RAW DATA
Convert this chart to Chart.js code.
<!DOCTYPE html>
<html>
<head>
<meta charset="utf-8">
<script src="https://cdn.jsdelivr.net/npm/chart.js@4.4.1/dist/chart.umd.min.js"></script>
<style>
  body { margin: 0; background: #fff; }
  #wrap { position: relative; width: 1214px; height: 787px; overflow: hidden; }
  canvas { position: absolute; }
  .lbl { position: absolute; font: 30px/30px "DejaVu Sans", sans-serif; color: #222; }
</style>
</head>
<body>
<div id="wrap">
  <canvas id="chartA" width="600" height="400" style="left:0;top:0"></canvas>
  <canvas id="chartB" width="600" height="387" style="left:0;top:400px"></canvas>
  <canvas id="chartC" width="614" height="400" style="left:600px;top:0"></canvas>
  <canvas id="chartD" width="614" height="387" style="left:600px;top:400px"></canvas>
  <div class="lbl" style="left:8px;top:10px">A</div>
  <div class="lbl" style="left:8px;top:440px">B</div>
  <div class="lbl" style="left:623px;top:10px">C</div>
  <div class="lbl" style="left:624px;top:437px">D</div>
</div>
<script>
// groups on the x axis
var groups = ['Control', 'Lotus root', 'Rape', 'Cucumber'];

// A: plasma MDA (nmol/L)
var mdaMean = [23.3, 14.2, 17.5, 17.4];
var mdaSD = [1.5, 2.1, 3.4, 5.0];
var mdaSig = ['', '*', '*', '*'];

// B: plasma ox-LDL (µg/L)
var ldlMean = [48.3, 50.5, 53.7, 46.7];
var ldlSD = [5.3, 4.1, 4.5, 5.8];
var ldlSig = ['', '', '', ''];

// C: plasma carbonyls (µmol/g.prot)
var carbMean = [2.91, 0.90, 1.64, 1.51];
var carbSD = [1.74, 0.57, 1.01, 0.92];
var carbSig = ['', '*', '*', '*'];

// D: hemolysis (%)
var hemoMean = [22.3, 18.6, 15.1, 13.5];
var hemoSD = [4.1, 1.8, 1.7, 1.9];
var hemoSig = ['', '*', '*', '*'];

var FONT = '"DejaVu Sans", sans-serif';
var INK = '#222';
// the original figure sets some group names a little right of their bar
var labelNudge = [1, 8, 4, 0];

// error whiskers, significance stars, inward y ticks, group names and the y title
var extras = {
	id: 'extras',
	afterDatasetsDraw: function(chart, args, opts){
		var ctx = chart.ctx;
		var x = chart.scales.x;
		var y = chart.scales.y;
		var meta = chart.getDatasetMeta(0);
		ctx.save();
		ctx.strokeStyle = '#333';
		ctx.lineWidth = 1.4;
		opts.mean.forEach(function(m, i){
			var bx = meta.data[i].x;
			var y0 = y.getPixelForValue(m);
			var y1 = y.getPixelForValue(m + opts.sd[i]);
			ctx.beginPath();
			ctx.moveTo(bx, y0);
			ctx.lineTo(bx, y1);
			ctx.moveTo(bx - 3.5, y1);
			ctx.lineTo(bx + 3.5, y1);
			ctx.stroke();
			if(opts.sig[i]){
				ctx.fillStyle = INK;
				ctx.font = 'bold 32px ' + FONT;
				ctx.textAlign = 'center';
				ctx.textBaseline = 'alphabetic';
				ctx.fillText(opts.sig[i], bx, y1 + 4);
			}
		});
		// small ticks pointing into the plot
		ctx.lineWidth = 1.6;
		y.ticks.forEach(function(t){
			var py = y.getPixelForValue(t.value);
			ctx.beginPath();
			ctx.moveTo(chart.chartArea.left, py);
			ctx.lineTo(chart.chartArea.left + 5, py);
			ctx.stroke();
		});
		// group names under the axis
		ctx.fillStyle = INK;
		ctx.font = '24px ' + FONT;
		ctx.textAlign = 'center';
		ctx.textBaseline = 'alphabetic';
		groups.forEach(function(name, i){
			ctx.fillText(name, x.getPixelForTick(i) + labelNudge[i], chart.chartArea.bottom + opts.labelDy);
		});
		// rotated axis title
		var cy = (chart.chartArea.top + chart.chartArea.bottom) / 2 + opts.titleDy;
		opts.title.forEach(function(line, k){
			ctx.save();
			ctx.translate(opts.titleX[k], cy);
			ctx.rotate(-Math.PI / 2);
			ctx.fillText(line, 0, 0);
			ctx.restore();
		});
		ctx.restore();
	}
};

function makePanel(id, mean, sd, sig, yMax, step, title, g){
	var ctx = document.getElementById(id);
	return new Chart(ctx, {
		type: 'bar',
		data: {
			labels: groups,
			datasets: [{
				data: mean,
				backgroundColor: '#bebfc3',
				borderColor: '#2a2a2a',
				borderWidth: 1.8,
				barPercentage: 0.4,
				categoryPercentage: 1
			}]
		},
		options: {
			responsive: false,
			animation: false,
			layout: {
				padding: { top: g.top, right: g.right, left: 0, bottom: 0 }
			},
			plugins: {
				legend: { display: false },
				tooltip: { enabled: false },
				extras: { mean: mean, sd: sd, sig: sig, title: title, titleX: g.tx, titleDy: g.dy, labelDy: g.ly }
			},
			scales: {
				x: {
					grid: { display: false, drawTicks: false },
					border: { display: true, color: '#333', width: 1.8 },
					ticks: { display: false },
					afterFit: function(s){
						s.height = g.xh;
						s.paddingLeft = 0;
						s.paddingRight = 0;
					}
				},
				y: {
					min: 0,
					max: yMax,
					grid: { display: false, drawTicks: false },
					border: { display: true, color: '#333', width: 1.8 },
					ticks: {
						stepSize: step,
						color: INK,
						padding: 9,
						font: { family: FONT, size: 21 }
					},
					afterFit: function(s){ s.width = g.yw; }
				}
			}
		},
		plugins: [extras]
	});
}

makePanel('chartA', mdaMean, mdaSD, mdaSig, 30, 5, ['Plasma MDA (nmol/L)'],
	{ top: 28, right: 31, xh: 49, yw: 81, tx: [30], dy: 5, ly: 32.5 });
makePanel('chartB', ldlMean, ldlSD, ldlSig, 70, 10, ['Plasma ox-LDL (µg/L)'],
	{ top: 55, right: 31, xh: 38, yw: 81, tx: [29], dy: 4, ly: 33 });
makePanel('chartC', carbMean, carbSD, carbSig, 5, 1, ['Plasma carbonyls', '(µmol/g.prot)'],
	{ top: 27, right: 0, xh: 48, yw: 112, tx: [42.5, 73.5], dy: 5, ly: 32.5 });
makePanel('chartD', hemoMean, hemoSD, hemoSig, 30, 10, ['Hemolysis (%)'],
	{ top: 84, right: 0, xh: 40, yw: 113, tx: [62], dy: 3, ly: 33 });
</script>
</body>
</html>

GIVEN PROBLEM
Reproduce the data in its entirety, matching each character.

THE ANSWER
Convert this chart to Chart.js code.
<!DOCTYPE html>
<html>
<head>
<meta charset="utf-8">
<script src="https://cdn.jsdelivr.net/npm/chart.js@4.4.1/dist/chart.umd.min.js"></script>
<style>
  body { margin: 0; background: #fff; }
  #wrap { position: relative; width: 1214px; height: 787px; overflow: hidden; }
  canvas { position: absolute; }
  .lbl { position: absolute; font: 30px/30px "DejaVu Sans", sans-serif; color: #222; }
</style>
</head>
<body>
<div id="wrap">
  <canvas id="chartA" width="600" height="400" style="left:0;top:0"></canvas>
  <canvas id="chartB" width="600" height="387" style="left:0;top:400px"></canvas>
  <canvas id="chartC" width="614" height="400" style="left:600px;top:0"></canvas>
  <canvas id="chartD" width="614" height="387" style="left:600px;top:400px"></canvas>
  <div class="lbl" style="left:8px;top:10px">A</div>
  <div class="lbl" style="left:8px;top:440px">B</div>
  <div class="lbl" style="left:623px;top:10px">C</div>
  <div class="lbl" style="left:624px;top:437px">D</div>
</div>
<script>
// groups on the x axis
var groups = ['Control', 'Lotus root', 'Rape', 'Cucumber'];

// A: plasma MDA (nmol/L)
var mdaMean = [23.3, 14.2, 17.5, 17.4];
var mdaSD = [1.5, 2.1, 3.4, 5.0];
var mdaSig = ['', '*', '*', '*'];

// B: plasma ox-LDL (µg/L)
var ldlMean = [48.3, 50.5, 53.7, 46.7];
var ldlSD = [5.3, 4.1, 4.5, 5.8];
var ldlSig = ['', '', '', ''];

// C: plasma carbonyls (µmol/g.prot)
var carbMean = [2.91, 0.90, 1.64, 1.51];
var carbSD = [1.74, 0.57, 1.01, 0.92];
var carbSig = ['', '*', '*', '*'];

// D: hemolysis (%)
var hemoMean = [22.3, 18.6, 15.1, 13.5];
var hemoSD = [4.1, 1.8, 1.7, 1.9];
var hemoSig = ['', '*', '*', '*'];

var FONT = '"DejaVu Sans", sans-serif';
var INK = '#222';
// the original figure sets some group names a little right of their bar
var labelNudge = [1, 8, 4, 0];

// error whiskers, significance stars, inward y ticks, group names and the y title
var extras = {
	id: 'extras',
	afterDatasetsDraw: function(chart, args, opts){
		var ctx = chart.ctx;
		var x = chart.scales.x;
		var y = chart.scales.y;
		var meta = chart.getDatasetMeta(0);
		ctx.save();
		ctx.strokeStyle = '#333';
		ctx.lineWidth = 1.4;
		opts.mean.forEach(function(m, i){
			var bx = meta.data[i].x;
			var y0 = y.getPixelForValue(m);
			var y1 = y.getPixelForValue(m + opts.sd[i]);
			ctx.beginPath();
			ctx.moveTo(bx, y0);
			ctx.lineTo(bx, y1);
			ctx.moveTo(bx - 3.5, y1);
			ctx.lineTo(bx + 3.5, y1);
			ctx.stroke();
			if(opts.sig[i]){
				ctx.fillStyle = INK;
				ctx.font = 'bold 32px ' + FONT;
				ctx.textAlign = 'center';
				ctx.textBaseline = 'alphabetic';
				ctx.fillText(opts.sig[i], bx, y1 + 4);
			}
		});
		// small ticks pointing into the plot
		ctx.lineWidth = 1.6;
		y.ticks.forEach(function(t){
			var py = y.getPixelForValue(t.value);
			ctx.beginPath();
			ctx.moveTo(chart.chartArea.left, py);
			ctx.lineTo(chart.chartArea.left + 5, py);
			ctx.stroke();
		});
		// group names under the axis
		ctx.fillStyle = INK;
		ctx.font = '24px ' + FONT;
		ctx.textAlign = 'center';
		ctx.textBaseline = 'alphabetic';
		groups.forEach(function(name, i){
			ctx.fillText(name, x.getPixelForTick(i) + labelNudge[i], chart.chartArea.bottom + opts.labelDy);
		});
		// rotated axis title
		var cy = (chart.chartArea.top + chart.chartArea.bottom) / 2 + opts.titleDy;
		opts.title.forEach(function(line, k){
			ctx.save();
			ctx.translate(opts.titleX[k], cy);
			ctx.rotate(-Math.PI / 2);
			ctx.fillText(line, 0, 0);
			ctx.restore();
		});
		ctx.restore();
	}
};

function makePanel(id, mean, sd, sig, yMax, step, title, g){
	var ctx = document.getElementById(id);
	return new Chart(ctx, {
		type: 'bar',
		data: {
			labels: groups,
			datasets: [{
				data: mean,
				backgroundColor: '#bebfc3',
				borderColor: '#2a2a2a',
				borderWidth: 1.8,
				barPercentage: 0.4,
				categoryPercentage: 1
			}]
		},
		options: {
			responsive: false,
			animation: false,
			layout: {
				padding: { top: g.top, right: g.right, left: 0, bottom: 0 }
			},
			plugins: {
				legend: { display: false },
				tooltip: { enabled: false },
				extras: { mean: mean, sd: sd, sig: sig, title: title, titleX: g.tx, titleDy: g.dy, labelDy: g.ly }
			},
			scales: {
				x: {
					grid: { display: false, drawTicks: false },
					border: { display: true, color: '#333', width: 1.8 },
					ticks: { display: false },
					afterFit: function(s){
						s.height = g.xh;
						s.paddingLeft = 0;
						s.paddingRight = 0;
					}
				},
				y: {
					min: 0,
					max: yMax,
					grid: { display: false, drawTicks: false },
					border: { display: true, color: '#333', width: 1.8 },
					ticks: {
						stepSize: step,
						color: INK,
						padding: 9,
						font: { family: FONT, size: 21 }
					},
					afterFit: function(s){ s.width = g.yw; }
				}
			}
		},
		plugins: [extras]
	});
}

makePanel('chartA', mdaMean, mdaSD, mdaSig, 30, 5, ['Plasma MDA (nmol/L)'],
	{ top: 28, right: 31, xh: 49, yw: 81, tx: [30], dy: 5, ly: 32.5 });
makePanel('chartB', ldlMean, ldlSD, ldlSig, 70, 10, ['Plasma ox-LDL (µg/L)'],
	{ top: 55, right: 31, xh: 38, yw: 81, tx: [29], dy: 4, ly: 33 });
makePanel('chartC', carbMean, carbSD, carbSig, 5, 1, ['Plasma carbonyls', '(µmol/g.prot)'],
	{ top: 27, right: 0, xh: 48, yw: 112, tx: [42.5, 73.5], dy: 5, ly: 32.5 });
makePanel('chartD', hemoMean, hemoSD, hemoSig, 30, 10, ['Hemolysis (%)'],
	{ top: 84, right: 0, xh: 40, yw: 113, tx: [62], dy: 3, ly: 33 });
</script>
</body>
</html>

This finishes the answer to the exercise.